La lentezza della nostra giustizia è intollerabile non solo dal punto vista etico e giuridico, ma soprattutto da quello economico. Il blocco della prescrizione voluto da Bonafede l’avrebbe resa eterna, e l’Europa non l’avrebbe tollerato. Non potendo cancellare la follia grillina senza umiliare il partito di Conte, il ministro Cartabia ha spostato il problema su un binario parallelo: se la sentenza non arriva entro un termine ragionevole, il processo si estingue.

Questo però non significa che la riforma sia una soluzione. La lunghezza dei processi penali ha infatti un’unica madre: la sproporzione tra i mezzi e i fini, tra le risorse disponibili e i reati perseguire. Che sono troppi, e il legislatore continua a crearne di nuovi (basta pensare al controverso progetto contro l’omotransfobia del deputato dem Alessandro Zan). Poi esiste il vincolo dell’obbligatorietà dell’azione penale, che rappresenta non solo un’evidentissima contraddizione con il sistema accusatorio, varato nel 1989, ma per molti pubblici ministeri è soltanto il pretesto per inventarsi indagini inutili.
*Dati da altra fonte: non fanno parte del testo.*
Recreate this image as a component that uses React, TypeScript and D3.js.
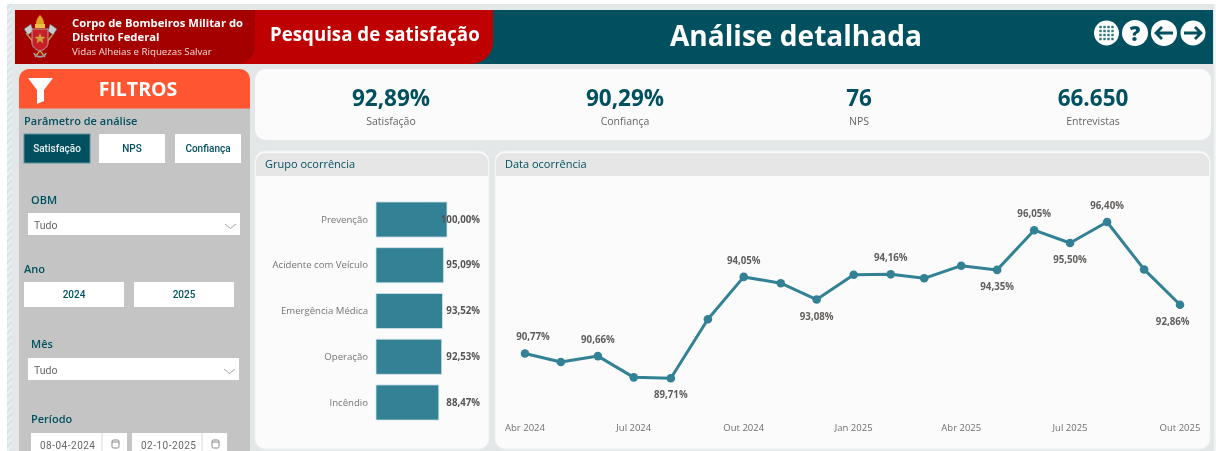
import React from "react";
import * as d3 from "d3";

const WIDTH = 1216;
const HEIGHT = 451;

const barCategories = ["Prevenção", "Acidente com Veículo", "Emergência Médica", "Operação", "Incêndio"];
const barValues = [100.0, 95.09, 93.52, 92.53, 88.47];

const monthKeys = ["2024-04","2024-05","2024-06","2024-07","2024-08","2024-09","2024-10","2024-11","2024-12","2025-01","2025-02","2025-03","2025-04","2025-05","2025-06","2025-07","2025-08","2025-09","2025-10"];
const monthValues = [90.77,90.41,90.66,89.75,89.71,92.24,94.05,93.78,93.08,94.14,94.16,93.99,94.53,94.35,96.05,95.5,96.4,94.37,92.86];
const labelsAbove = ["2024-04","2024-06","2024-10","2025-02","2025-06","2025-08"];
const labelsBelow = ["2024-08","2024-12","2025-05","2025-07","2025-10"];
const tickMonths = ["2024-04","2024-07","2024-10","2025-01","2025-04","2025-07","2025-10"];
const tickLabels = ["Abr 2024","Jul 2024","Out 2024","Jan 2025","Abr 2025","Jul 2025","Out 2025"];

const kpiValues = ["92,89%","90,29%","76","66.650"];
const kpiLabels = ["Satisfação","Confiança","NPS","Entrevistas"];

const TEAL = "#00505f";
const BAR = "#338195";
const SANS = "'Open Sans', 'Noto Sans', sans-serif";
const DIN = "Roboto, 'Open Sans', sans-serif";

const pct = (v: number) => v.toFixed(2).replace(".", ",") + "%";
const toDate = (k: string) => d3.utcParse("%Y-%m")(k) as Date;

function Chevron({ x, y }: { x: number; y: number }) {
  return <path d={`M${x} ${y}l5.5 4.5l5.5 -4.5`} fill="none" stroke="#9a9a9a" strokeWidth={0.9} />;
}

function Dropdown({ x, y, w, h, label }: { x: number; y: number; w: number; h: number; label: string }) {
  return (
    <g>
      <rect x={x} y={y} width={w} height={h} fill="#fff" />
      <text x={x + 6} y={y + 16} fontFamily={DIN} fontSize={10.5} fill="#666">{label}</text>
      <Chevron x={x + w - 15} y={y + 11} />
    </g>
  );
}

function Btn({ x, y, w, h, label, active }: { x: number; y: number; w: number; h: number; label: string; active?: boolean }) {
  return (
    <g>
      <rect x={x} y={y} width={w} height={h} fill={active ? TEAL : "#fff"} stroke={active ? "#5f8f9a" : "none"} strokeWidth={1} />
      <text x={x + w / 2} y={y + h / 2 + 3.5} textAnchor="middle" fontFamily={DIN} fontWeight={500} fontSize={10} fill={active ? "#e8eef0" : TEAL}>{label}</text>
    </g>
  );
}

function DateBox({ x, w, label }: { x: number; w: number; label: string }) {
  const y = 433;
  return (
    <g>
      <rect x={x} y={y} width={w} height={24} fill="#fff" />
      <line x1={x + w - 25} x2={x + w - 25} y1={y} y2={y + 24} stroke="#d8d8d8" />
      <text x={x + 9} y={449} fontFamily={DIN} fontSize={10} letterSpacing={0.5} fill="#666">{label}</text>
      <rect x={x + w - 15} y={y + 7} width={7} height={8} rx={1.5} fill="none" stroke="#888" />
      <line x1={x + w - 15} x2={x + w - 8} y1={y + 9} y2={y + 9} stroke="#888" />
    </g>
  );
}

function Card({ x, w, title }: { x: number; w: number; title: string }) {
  const y = 151, h = 298, r = 10;
  return (
    <g>
      <rect x={x} y={y} width={w} height={h} rx={r} fill="#fbfbfb" stroke="#eef1f2" />
      <path d={`M${x + 1} ${y + 25}V${y + r}a${r - 1} ${r - 1} 0 0 1 ${r - 1} ${-r + 2}H${x + w - r}a${r - 1} ${r - 1} 0 0 1 ${r - 1} ${r - 1}V${y + 25}Z`} fill="#e6e6e6" />
      <text x={x + 10} y={168} fontFamily={SANS} fontSize={11} fill={TEAL}>{title}</text>
    </g>
  );
}

function Emblem() {
  return (
    <g>
      <path d="M26 33L45 57M54 33L35 57" stroke="#c9a24a" strokeWidth={1.3} />
      <path d="M24 29l7 -5l2 7l-5 4zM57 29l-7 -5l-2 7l5 4z" fill="#c8cdd2" stroke="#555" strokeWidth={0.6} />
      <path d="M40 15c-3 3 -4 6 -4 9c0 2 1 3 4 3s4 -1 4 -3c0 -3 -1 -6 -4 -9z" fill="#e2a02a" />
      <rect x={35} y={24} width={10} height={4} fill="#f0c040" />
      <path d="M32 29h16v14c0 4 -4 7 -8 8c-4 -1 -8 -4 -8 -8z" fill="#c81e28" stroke="#b9a3a3" strokeWidth={1} />
      <path d="M40 33l1.5 3.800l4 .2l-3.100 2.500l1.100 3.900l-3.500 -2.300l-3.500 2.300l1.100 -3.900l-3.100 -2.500l4 -.2z" fill="#cfa23a" />
      <path d="M34 53c2 5 10 5 12 0" fill="none" stroke="#9aa0a5" strokeWidth={1.8} />
    </g>
  );
}

function Icons() {
  const y = 33;
  const gridX = d3.range(-6, 7, 4);
  return (
    <g>
      <circle cx={1106.5} cy={y} r={12.5} fill="#fff" />
      {gridX.map((a) => gridX.map((b) => (
        <rect key={`${a}${b}`} x={1106.5 + a - 1.2} y={y + b - 1.2} width={2.4} height={2.4} fill={TEAL} opacity={0.8} />
      )))}
      <circle cx={1135} cy={y} r={13} fill="#fff" />
      <text x={1135} y={y + 7.5} textAnchor="middle" fontFamily={SANS} fontWeight={800} fontSize={21} fill={TEAL}>?</text>
      <circle cx={1164} cy={y} r={13} fill="#fff" />
      <path d={`M1173 ${y}H1157M1162 ${y - 6}L1156 ${y}L1162 ${y + 6}`} fill="none" stroke={TEAL} strokeWidth={2.8} />
      <circle cx={1193} cy={y} r={12.5} fill="#fff" />
      <path d={`M1184 ${y}H1200M1195 ${y - 6}L1201 ${y}L1195 ${y + 6}`} fill="none" stroke={TEAL} strokeWidth={2.8} />
    </g>
  );
}

export default function App() {
  const barX = d3.scaleLinear().domain([0, 100]).range([376, 447]);
  const barY = d3.scaleBand().domain(barCategories).range([191, 431]).paddingInner(0.2333).paddingOuter(0.24);

  const dates = monthKeys.map(toDate);
  const lineX = d3.scaleUtc().domain([dates[0], dates[dates.length - 1]]).range([525, 1180]);
  const lineY = d3.scaleLinear().domain([89.71, 96.4]).range([378.3, 222]);
  const line = d3.line<string>()
    .x((k) => lineX(toDate(k)))
    .y((k) => lineY(monthValues[monthKeys.indexOf(k)]));
  const labelX = (k: string) => Math.min(1172.7, Math.max(533, lineX(toDate(k))));
  const heading = { fontFamily: SANS, fontWeight: 600, fontSize: 11, fill: TEAL };
  const dataLabel = { textAnchor: "middle" as const, fontFamily: SANS, fontWeight: 700, fontSize: 9.7, fill: "#605e5c" };

  return (
    <svg width={WIDTH} height={HEIGHT} viewBox={`0 0 ${WIDTH} ${HEIGHT}`}
      style={{ position: "fixed", left: 0, top: 0, display: "block", filter: "blur(0.35px)" }}>
      <defs>
        <pattern id="hatch" width={5} height={5} patternUnits="userSpaceOnUse" patternTransform="rotate(45)">
          <rect width={5} height={5} fill="#e6eef0" />
          <rect width={2} height={5} fill="#d6e3e6" />
        </pattern>
      </defs>
      <rect width={WIDTH} height={HEIGHT} fill="#fff" />
      <rect x={7} y={4} width={WIDTH - 7} height={HEIGHT} fill="#e3e7e8" />
      <rect x={1214} y={4} width={2} height={HEIGHT} fill="#f2f4f4" />
      <rect x={7} y={4} width={5} height={HEIGHT} fill="url(#hatch)" />

      {/* Header */}
      <rect x={15} y={10} width={1198} height={54} fill={TEAL} />
      <path d="M15 10H493V42a22 22 0 0 1 -22 22H15Z" fill="#bf0000" />
      <path d="M15 10H255V46a18 18 0 0 1 -18 18H15Z" fill="#a50000" />
      <Emblem />
      <text x={72} y={27} fontFamily={SANS} fontWeight={700} fontSize={11.25} fill="#fff">Corpo de Bombeiros Militar do</text>
      <text x={72} y={41} fontFamily={SANS} fontWeight={700} fontSize={11.25} fill="#fff">Distrito Federal</text>
      <text x={72} y={55} fontFamily={SANS} fontSize={9.7} fill="#f3dcdc">Vidas Alheias e Riquezas Salvar</text>
      <text x={270} y={41} fontFamily={SANS} fontWeight={700} fontSize={18.7} fill="#fff">Pesquisa de satisfação</text>
      <text x={796} y={46} textAnchor="middle" fontFamily={SANS} fontWeight={700} fontSize={28.1} fill="#fff">Análise detalhada</text>
      <Icons />

      {/* Filter panel */}
      <rect x={19} y={100} width={231} height={360} fill="#c4c4c4" />
      <path d="M19 108.500V79a10 10 0 0 1 10 -10H240a10 10 0 0 1 10 10V108.500Z" fill="#ff5530" />
      <path d="M28 78H53L44 90V101L37 104V90Z" fill="#fff" />
      <text x={138} y={96} textAnchor="middle" fontFamily={SANS} fontWeight={700} fontSize={19.5} fill="#fff">FILTROS</text>
      <text x={24} y={125} {...heading}>Parâmetro de análise</text>
      <Btn x={24} y={134} w={66} h={29} label="Satisfação" active />
      <Btn x={99} y={134} w={66} h={29} label="NPS" />
      <Btn x={175} y={134} w={66} h={29} label="Confiança" />
      <text x={31} y={204} {...heading}>OBM</text>
      <Dropdown x={28} y={213} w={212} h={22} label="Tudo" />
      <text x={24} y={273} {...heading}>Ano</text>
      <Btn x={24} y={282} w={100} h={25} label="2024" />
      <Btn x={134} y={282} w={100} h={25} label="2025" />
      <text x={31} y={348} {...heading}>Mês</text>
      <Dropdown x={28} y={358} w={211} h={22} label="Tudo" />
      <text x={31} y={423} {...heading}>Período</text>
      <DateBox x={31} w={96} label="08-04-2024" />
      <DateBox x={132} w={95} label="02-10-2025" />

      {/* KPI card */}
      <rect x={255} y={69} width={956} height={71} rx={11} fill="#fbfbfb" />
      {kpiValues.map((v, i) => (
        <g key={v}>
          <text x={391 + i * 234} y={106} textAnchor="middle" fontFamily={SANS} fontWeight={700} fontSize={22.5} fill={TEAL}>{v}</text>
          <text x={391 + i * 234} y={125} textAnchor="middle" fontFamily={SANS} fontSize={10.5} fill="#666">{kpiLabels[i]}</text>
        </g>
      ))}

      {/* Bars */}
      <Card x={255} w={234} title="Grupo ocorrência" />
      {barCategories.map((c, i) => {
        const y = barY(c) as number;
        const mid = y + barY.bandwidth() / 2;
        return (
          <g key={c}>
            <rect x={barX(0)} y={y} width={barX(barValues[i]) - barX(0)} height={barY.bandwidth()} fill={BAR} stroke="#d3e4e8" strokeWidth={0.8} />
            <text x={368} y={mid} dy="0.32em" textAnchor="end" fontFamily={SANS} fontSize={9.6} fill="#757575">{c}</text>
            <text x={480} y={mid} dy="0.32em" textAnchor="end" fontFamily={SANS} fontWeight={700} fontSize={9.7} fill="#555">{pct(barValues[i])}</text>
          </g>
        );
      })}

      {/* Line */}
      <Card x={495} w={715} title="Data ocorrência" />
      <path d={line(monthKeys) as string} fill="none" stroke={BAR} strokeWidth={3} strokeLinejoin="round" />
      {monthKeys.map((k, i) => (
        <circle key={k} cx={lineX(dates[i])} cy={lineY(monthValues[i])} r={4.3} fill={BAR} />
      ))}
      {labelsAbove.map((k) => (
        <text key={k} x={labelX(k)} y={lineY(monthValues[monthKeys.indexOf(k)]) - 16.6} dy="0.35em" {...dataLabel}>{pct(monthValues[monthKeys.indexOf(k)])}</text>
      ))}
      {labelsBelow.map((k) => (
        <text key={k} x={labelX(k)} y={lineY(monthValues[monthKeys.indexOf(k)]) + 16.6} dy="0.35em" {...dataLabel}>{pct(monthValues[monthKeys.indexOf(k)])}</text>
      ))}
      {tickMonths.map((k, i) => (
        <text key={k} x={lineX(toDate(k))} y={428} dy="0.35em" textAnchor="middle" fontFamily={SANS} fontSize={9.5} fill="#707070">{tickLabels[i]}</text>
      ))}
    </svg>
  );
}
La riforma Cartabia, soprattutto, sta accuratamente lontana da tutti i punti più caldi (e pericolosamente «divisivi») della crisi della giustizia: tutte le zone d’ombra emerse grazie agli scandali degli ultimi anni. La riforma, per esempio, non sfiora nemmeno il Csm, e distoglie volutamente lo sguardo dallo strapotere delle correnti della magistratura, capaci di subordinare la giurisdizione a vergognosi interessi particolari o personali. La riforma non prende nemmeno nella più vaga considerazione l’idea di arrivare a qualche forma di separazione delle carriere tra magistrati inquirenti e giudicanti, né considera la possibilità d’introdurre una serie responsabilità civile per le toghe che sbagliano.

Insomma, la riforma Cartabia è davvero una piccola cosa. Come dice Renzi, migliorerà anche il disastro grillino sulla prescrizione, ma purtroppo non risolverà nessuno dei veri mali della giustizia italiana. Insomma, la classica occasione perduta.